Andrea Hodos cuts a sprightly figure directing 14-year-old Sophie Porter-Zasada, dancing the biblical story of Sarah laughing as she hears of her pregnancy with Isaac.
A dancer by training, Hodos guides Sophie through movements that cause Sophie to curl into herself at Sarah's shame or joyfully bend her body with Sarah's happiness, as she recites a story she has written of Sarah's experience.
"I call it 'Moving Torah,'" Hodos said. "Its goal is to help you think with your body and move with your mind by using dance and writing together to interpret Jewish stories."
It may be easy to think of Jews as the People of the Book, but the People of the Dance? For some skeptics, images might spring to mind a Chasidic kickline with tzitzit flying as they read tracts of Talmud. What Hodos is actually doing, however, is using choreography and body movement to unpack layers of meaning in Jewish texts and stories.
It's an unusual art and one in which Hodos is among the pioneers.
"There's a bit of a paradox, perhaps, with Jews and movement," she said. "Words are certainly central to Jews, but Jewish culture is inherently rife with movement. It's just that a lot of it is unconscious, like hand gestures, davening and dancing at celebrations."
In her work with textual interpretation, Hodos is trying to use movement in a more conscious way.
"I'm doing very unconventional things with my body, but I have a deep engagement with Jewish text and the culture. I feel that I can say more with words if I move also," Hodos said. "Gesture gives stereoscopic effect to my words. It magnifies the meaning, and allows me to convey multiple ideas at the same time. It creates richer, more layered meaning, and there's more space inside of it for the audience to interpret."
In addition to leading workshops, Hodos is currently performing her own movement/storytelling piece, "Cutting My Hair in Jerusalem," which will appear at Temple Beth Am on Jan. 9. It chronicles the transformation of how Hodos saw herself as a woman and as a Jew during a pivotal year in Jerusalem. The piece tells the story of her voyage from being the granddaughter of a first-generation American who was swept into the cultural melting pot to an adult immersed in Judaism and struggling with a feminist identity in the religious world. By offering witty and thoughtful choreography to punctuate and play with the situations Hodos finds herself in, it also offers a vivid example of the use of dance in storytelling to offer multiple levels of meaning.
A dancer throughout her childhood, Hodos went to Yale to study English literature. There she found, "the dancers weren't willing to expand themselves into a more intellectual discourse, and the literary people weren't willing to use movement as an interpretive tool for understanding text. I felt both were incomplete, but had no idea how to link them."

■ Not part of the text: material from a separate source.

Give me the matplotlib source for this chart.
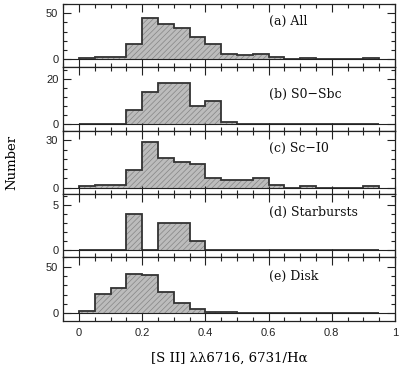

Her confusion found a solution in the work of choreographer Liz Lerman, a pioneer in the field of community-based performance. Lerman works with a wide variety of people to help them tell their stories through movement. After taking several workshops with Lerman, it occurred to Hodos there was a way to link her two loves -- Jewish text and dance.
Drawing on Lerman's work, Hodos begins her own workshops by preparing students with a "toolbox" of movements. She will ask the students to find a shape that intrigues them -- anything from the rectangle of a book's spine to the curve of a window arch. She'll have the student trace the shape with their finger, allowing them to abstract the shape into a physical movement. Hodos then instructs the students to use various parts of the body to retrace that same movement's arc. They move from basing movements on details they can see to details in the text.
"My ideal workshop is a range of ages, sizes and experiences," said Hodos, who has led classes for more than 12 years.
For the last eight years Hodos has worked principally with the students at Milken Community High School, where she teaches. This year she's returned to working with other groups throughout the city. Hodos recognizes that it can be difficult for her non-dancer students to move their bodies in public performance. "The 'toolbox' allows the participant to anchor him or herself in the story in interesting and surprising ways."
It's certainly worked for student Porter-Zasada's understanding of Sarah's story. "When you act the Torah out and feel it with your body, you can really understand things differently," she said. "Now I see how you can express a whole other story with the movements."